One former resident of the home told the Mercury News he didn’t believe the allegations. The 49-year-old San Francisco resident, who asked not to be identified, said Stanislaus was strict but kind, and treated the boys as a parent would.
But Brown said she believes prosecutors can make a compelling case: “Any victim who reports something 30 years after the fact is still feeling the effects of what occurred 30 years ago and that can be very powerful.”
The current investigation was launched by the Santa Clara County Sheriff’s Department after the 49-year-old San Jose man wrote a letter to local police last year.
Complained to aunt
As a boy, he had been disturbed enough by Stanislaus’ actions to tell an aunt about what he described as repeated sexual fondling.
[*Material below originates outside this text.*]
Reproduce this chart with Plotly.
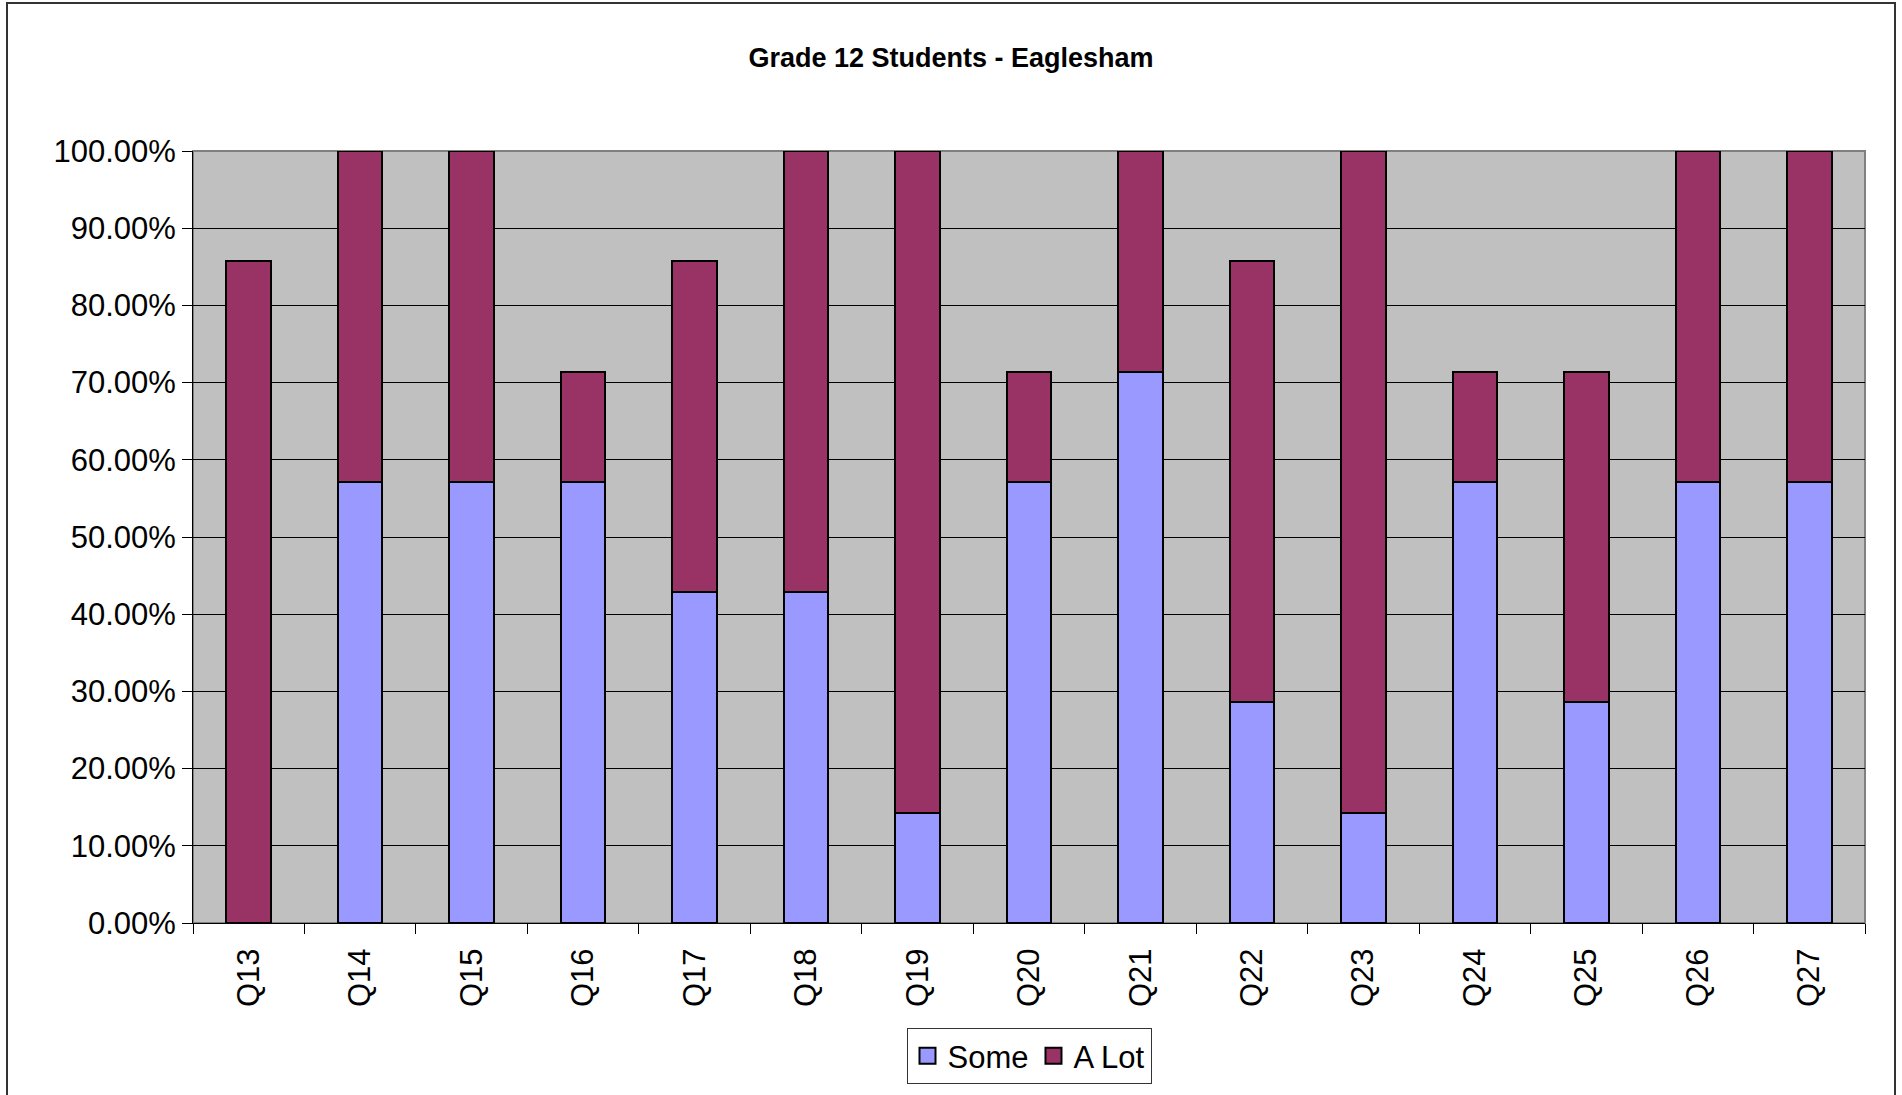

Court records show the aunt complained to authorities in 1970 or 1971.
Several boys who were living at the home recalled that police went to the campus of Los Gatos High School, where they were enrolled as students, and asked them whether there was any sexual misconduct at the home.
The boys all denied anything was wrong. Two of them now say they did so because they feared being sent back to juvenile hall.
Exactly what happened next is unclear. Brown said she hasn’t found any case file or report of any law enforcement investigation conducted at that time. But documents filed in court this week show that when sheriff’s detective Guy Kuyot questioned Jesuit officials about Stanislaus last year, they showed him a personnel file containing several references to allegations of misconduct.
The file included a 1971 letter from one Jesuit official to a superior in Rome, according to Kuyot’s report, which summarized the letter as saying “that the DA had called, and said that if Stanislaus was not transferred, an indictment would be sought.”
Naucke, the Jesuit official, said the records from that time are vague. But he confirmed that Jesuit officials transferred Stanislaus to Phoenix. They also apparently closed the Novitiate Home for Boys, which took its name from the Novitiate Center the name then used for a retreat in the Los Gatos hills that the Jesuits now use as a home for retired clergy.